Jean-Luc Godard had said goodbye to language. Now he ignores everything else.

“Do you still remember how, long ago, we trained our thoughts? Most often we’d start from a dream… We wondered how, in total darkness, colours of such intensity could emerge within us. In a soft, low voice. Saying great things, surprising, deep and accurate matters. Images and words like a bad dream written on a stormy night. Under western eyes. The lost paradises. War is here.”

A story in 5 chapters like the fingers of a hand, “a revolutionary song”.

Le Livre d’Image (The Image Book) is nor a film or a book. It’s a philosophical pasticcio made of other’s film extracts, archives, tv reports, textual and musical fragments. A video dissertation that invites us “westerns” to reflect upon the Arab world.

Note: the film is called “Le Livre d’Image”, image without an “s”. Countless images are shown in order to bring us to one unique image, the big picture, perhaps, the one that has been hidden from us, willingly covered up by many others.

Distractions.

A powerful and compelling distorted visual experience, just like a “bad dream”. Apparently random in its messiness, but like every dream, every single image, word or sound has a meaning.

The author presents us his vision as a carousel of “historical facts” accompanied by his raspy voice reciting verses.

It starts out with film sequences, seemingly unrelated in their nature and ends up with unarranged news reports (many from Al Jazeera) and a short Arab history lesson.

The videos are encrypted, just like that “big picture” that society encrypted from our consciousness.

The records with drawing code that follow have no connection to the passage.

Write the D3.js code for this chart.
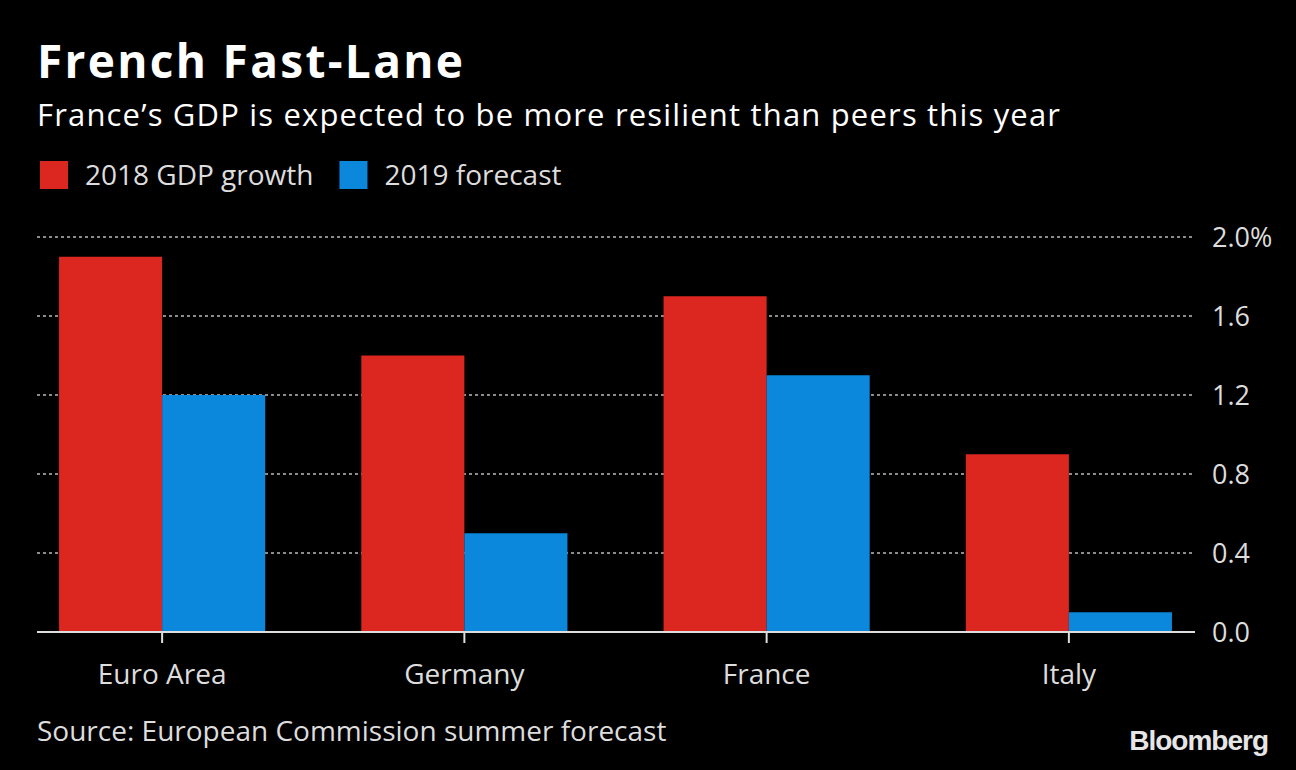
<!DOCTYPE html>
<html><head><meta charset="utf-8">
<script src="https://cdn.jsdelivr.net/npm/d3@7"></script>
<style>body{margin:0;background:#000;} svg{display:block;}</style>
</head><body>
<script>
const categories = ["Euro Area","Germany","France","Italy"];
const seriesNames = ["2018 GDP growth","2019 forecast"];
const gdp2018 = [1.9, 1.4, 1.7, 0.9];
const forecast2019 = [1.2, 0.5, 1.3, 0.1];
const yTicks = [0, 0.4, 0.8, 1.2, 1.6, 2.0];
const colors = ["#dc2720","#0b87dc"];

const W = 1296, H = 770;
const svg = d3.select("body").append("svg").attr("width", W).attr("height", H);
svg.append("rect").attr("width", W).attr("height", H).attr("fill", "#000");

const font = "'Open Sans', 'DejaVu Sans', sans-serif";

svg.append("text").attr("x", 37).attr("y", 78).text("French Fast-Lane")
  .attr("fill", "#fff").attr("font-family", font).attr("font-weight", 700).attr("font-size", 46)
  .attr("textLength", 426).attr("lengthAdjust", "spacing");
svg.append("text").attr("x", 37).attr("y", 126).text("France’s GDP is expected to be more resilient than peers this year")
  .attr("fill", "#fff").attr("font-family", font).attr("font-size", 31)
  .attr("textLength", 1023).attr("lengthAdjust", "spacing");

// legend
const leg = svg.append("g");
let lx = 40;
seriesNames.forEach((s, i) => {
  leg.append("rect").attr("x", lx).attr("y", 161).attr("width", 28).attr("height", 28).attr("fill", colors[i]);
  const t = leg.append("text").attr("x", lx + 45).attr("y", 185).text(s)
    .attr("fill", "#ddd").attr("font-family", font).attr("font-size", 28);
  lx += 45 + t.node().getComputedTextLength() + 26;
});

const y = d3.scaleLinear().domain([0, 2.0]).range([632, 237]);
const x0 = d3.scaleBand().domain(categories).range([11, 1220]).paddingInner(0.318).paddingOuter(0.159);
const x1 = d3.scaleBand().domain(seriesNames).range([0, x0.bandwidth()]);

// grid
const gridL = 37, gridR = 1193;
svg.append("g").selectAll("line").data(yTicks.filter(d => d > 0)).join("line")
  .attr("x1", gridL).attr("x2", gridR).attr("y1", d => y(d)).attr("y2", d => y(d))
  .attr("stroke", "#8c8c8c").attr("stroke-width", 2).attr("stroke-dasharray", "3,3");

// y labels
svg.append("g").selectAll("text").data(yTicks).join("text")
  .attr("x", 1212).attr("y", d => y(d) + 10)
  .text(d => d === 2.0 ? d.toFixed(1) + "%" : d.toFixed(1))
  .attr("fill", "#ddd").attr("font-family", font).attr("font-size", 27);

// bars
const vals = [gdp2018, forecast2019];
const g = svg.append("g");
categories.forEach((c, ci) => {
  seriesNames.forEach((s, si) => {
    const v = vals[si][ci];
    g.append("rect").attr("x", x0(c) + x1(s)).attr("width", x1.bandwidth())
      .attr("y", y(v)).attr("height", y(0) - y(v)).attr("fill", colors[si]);
  });
});

// baseline
svg.append("line").attr("x1", gridL).attr("x2", 1195).attr("y1", y(0)).attr("y2", y(0))
  .attr("stroke", "#ddd").attr("stroke-width", 2);
// x ticks & labels
const xa = svg.append("g");
categories.forEach(c => {
  const cx = x0(c) + x0.bandwidth() / 2;
  xa.append("line").attr("x1", cx).attr("x2", cx).attr("y1", y(0)).attr("y2", y(0) + 11)
    .attr("stroke", "#ddd").attr("stroke-width", 2);
  xa.append("text").attr("x", cx).attr("y", 684).attr("text-anchor", "middle").text(c)
    .attr("fill", "#ddd").attr("font-family", font).attr("font-size", 28);
});

svg.append("text").attr("x", 37).attr("y", 741).text("Source: European Commission summer forecast")
  .attr("fill", "#ddd").attr("font-family", font).attr("font-size", 28);
svg.append("text").attr("x", 1268).attr("y", 750).attr("text-anchor", "end").text("Bloomberg")
  .attr("fill", "#e6e6e6").attr("font-family", "'Liberation Sans', Arial, sans-serif").attr("font-weight", 700)
  .attr("font-size", 28).attr("letter-spacing", -1);
</script>
</body></html>
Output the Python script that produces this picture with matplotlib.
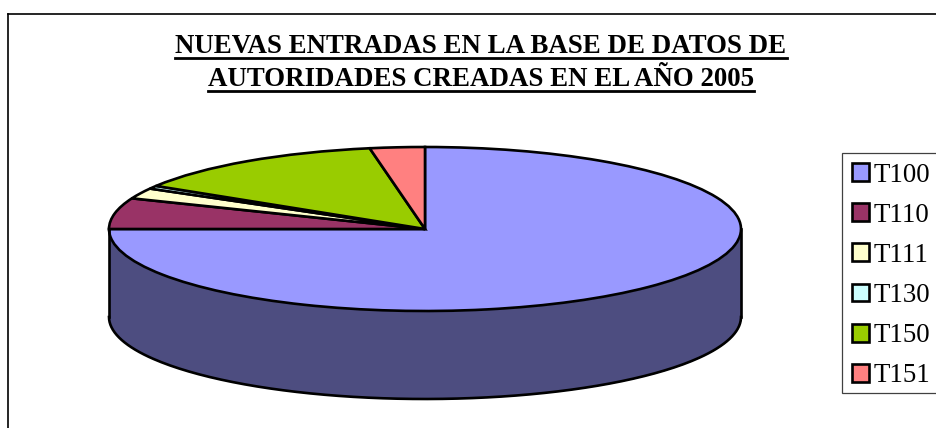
import matplotlib
matplotlib.use("Agg")
import numpy as np
import matplotlib.pyplot as plt
from matplotlib.lines import Line2D
from matplotlib.patches import Rectangle

plt.rcParams["font.family"] = ["Liberation Serif", "DejaVu Serif"]

labels = ["T100", "T110", "T111", "T130", "T150", "T151"]
values = [75.0, 6.1, 2.1, 0.6, 13.4, 2.8]
colors = ["#9999ff", "#993366", "#ffffcc", "#ccffff", "#99cc00", "#ff8080"]
title_lines = ["NUEVAS ENTRADAS EN LA BASE DE DATOS DE",
               "AUTORIDADES CREADAS EN EL AÑO 2005"]

W, H = 936, 428
cx, cy, rx, ry, depth = 425, 229, 316, 82, 88

fig = plt.figure(figsize=(W / 100, H / 100), dpi=100)
ax = fig.add_axes([0, 0, 1, 1])

# side wall of the disc, only the front half shows
t = np.linspace(np.pi, 2 * np.pi, 200)
dz = depth / ry
ax.fill_between(np.cos(t), np.sin(t), np.sin(t) - dz,
                color="#4d4d80", linewidth=0)
ax.plot(np.cos(t), np.sin(t) - dz, color="black", lw=1.9)
ax.plot([-1, -1], [0, -dz], color="black", lw=1.9)
ax.plot([1, 1], [0, -dz], color="black", lw=1.9)

wedges, _ = ax.pie(values, colors=colors, startangle=90, counterclock=False,
                   radius=1, wedgeprops=dict(edgecolor="black", linewidth=1.9))

# squash the pie into an ellipse by scaling the axes, limits match pixel layout
ax.set_aspect("auto")
ax.set_xlim(-cx / rx, (W - cx) / rx)
ax.set_ylim(-(H - cy) / ry, cy / ry)
ax.axis("off")

# outer chart frame, runs off the right and bottom of the crop
fig.add_artist(Line2D([8 / W, 8 / W], [0, 1 - 13.5 / H], color="black", lw=1.2))
fig.add_artist(Line2D([8 / W, 1], [1 - 13.5 / H, 1 - 13.5 / H], color="black", lw=1.2))

# title, underlined by hand
texts = []
for line, y in zip(title_lines, [46.5, 79.5]):
    txt = fig.text(481 / W, 1 - y / H, line, ha="center", va="center",
                   fontsize=19.4, fontweight="bold", color="black")
    texts.append(txt)
fig.canvas.draw()
rend = fig.canvas.get_renderer()
for txt, y in zip(texts, [57.5, 90.5]):
    bb = txt.get_window_extent(rend)
    fig.add_artist(Line2D([bb.x0 / W, bb.x1 / W], [1 - y / H, 1 - y / H],
                          color="black", lw=2.0))

# legend box drawn apart, the legend's own frame comes out too tall
fig.add_artist(Rectangle((842 / W, 1 - 393 / H), 110 / W, 240 / H,
                         transform=fig.transFigure, facecolor="white",
                         edgecolor="#404040", linewidth=0.9))
leg = fig.legend(wedges, labels, loc="upper left",
                 bbox_to_anchor=(842 / W, 1 - 153 / H),
                 bbox_transform=fig.transFigure,
                 fontsize=19.4, frameon=False, borderaxespad=0, borderpad=0.36,
                 handlelength=0.65, handleheight=0.65, handletextpad=0.16,
                 labelspacing=0.56)
for h in leg.legend_handles:
    h.set_linewidth(1.9)

fig.savefig("out.png", dpi=100)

They go back and forth, interrupted by a voice-off, a song, a silence, or yet another image.

Godard recites about art, social classes, war, communism and world history (with dedicated attention to the Orient vs occident imagery). “The only thing that survives is art” he says.

Everything is bestowed in a dream-like manner. Even the end-titles (used for the teaser) are not at the end of the film but in its heart. A profoundly smart choice used as a sort of natural selection. In fact, many left the auditorium during the faux end-titles, something that a cinephile would never dare to do. If you can’t take it, you better leave.

Le Livre d’Image could come off as a pretentious museum-like installation at a first glance, but this overdose of images is disposed in such a way that settles into your subconscious. A film slow to digest. It will make you question it, and yourself, over and over again.

This is not propaganda– that’s what many think, but as Godard reminds us: many don’t think.

He’s not trying to convert us to his political credo. The author is above all that voodoo.

To make something of endless meanings. Here lies the genius of an artist.

This is a Manifesto of Freedom. An invitation to think for ourselves.

You have the right and the duty to decrypt an image in an encrypted book.

Thank you for this gift, Maestro.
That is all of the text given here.